Lawrence to replace old galvanized water lines at no cost for homeowners
If a city letter arrives, homeowners have 30 days to reply and may get a free galvanized line replacement with PEX, filters and warranty included.

If a letter from the City of Lawrence lands in your mailbox, you may qualify for a no-cost galvanized water line replacement, but the clock starts immediately: return the survey and waiver within 30 days or you could lose your place in the current round.
The city said it has no known lead service lines on the city side of the water system, and its focus is now on private galvanized lines, the steel pipes coated in zinc that can still carry lead contamination if they were ever downstream of a lead or unknown service line. Lawrence’s highest concentrations of galvanized lines were found on Massachusetts Street, Vermont Street and Ohio Street, making those corridors some of the most likely places to hear from the city first.

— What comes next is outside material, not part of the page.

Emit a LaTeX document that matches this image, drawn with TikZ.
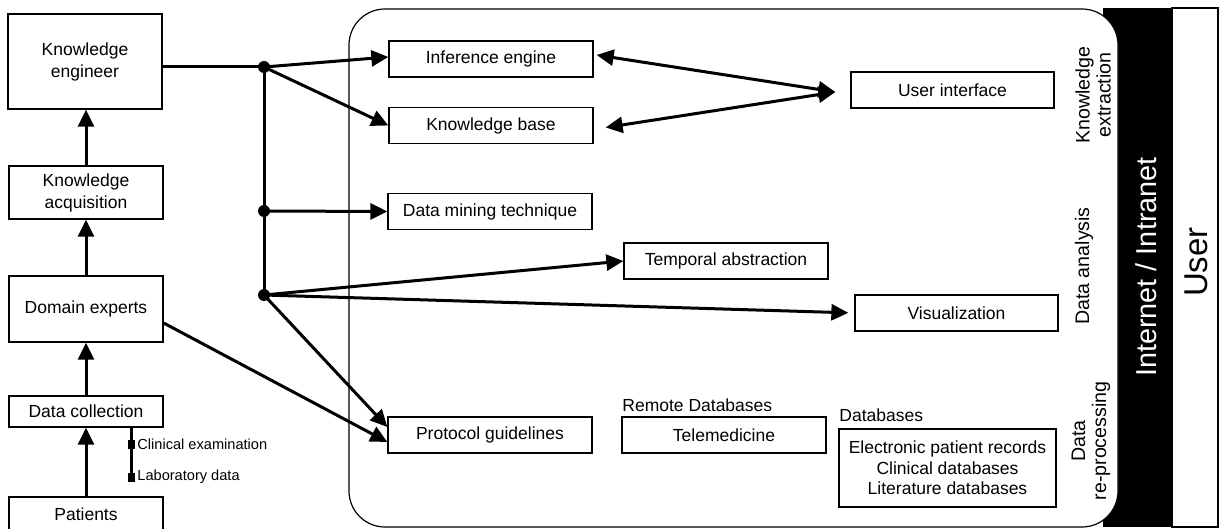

The outreach now underway is tied to an April 23 city update and a broader inventory effort under the U.S. Environmental Protection Agency’s Lead and Copper Rule Improvements. In Lawrence’s 2024 survey, about 130 galvanized lines were identified as needing replacement, but because only about 10% of property owners responded, the city estimates there could be 1,300 to 1,500 galvanized lines across the city. City staff may also contact owners by phone or email to arrange inspections.
When a property is cleared for work, the city says it will replace the private galvanized water line from the meter to the point where the line enters the building, using PEX in city documents. The work is free for eligible homeowners. Residents will get at least 48 hours’ notice before crews begin, along with a minimum 12-month workmanship warranty, a pitcher filter and six months of replacement filters. Follow-up water testing comes 3 to 6 months after installation.
The city is paying for the effort with about $250,000 a year from water main replacement funds, and replacements will be scheduled in the order responses come in. That makes the first response especially important: the city’s letter warns that if homeowners do not complete the survey and waiver within 30 days, they may no longer qualify for the current round of work or may be pushed to the end of the list.
Under the EPA rule, galvanized requiring replacement means galvanized pipe that is or ever was downstream of a lead service line, or downstream of a lead-status-unknown line. Kansas Department of Health and Environment says the Lead and Copper Rule applies to community water systems and non-transient non-community systems, and the state sets the lead action level at 0.015 mg/L based on the 90th percentile of tap samples. State guidance also says lead exposure can damage the brain, red blood cells and kidneys, with young children and pregnant women facing the greatest risk.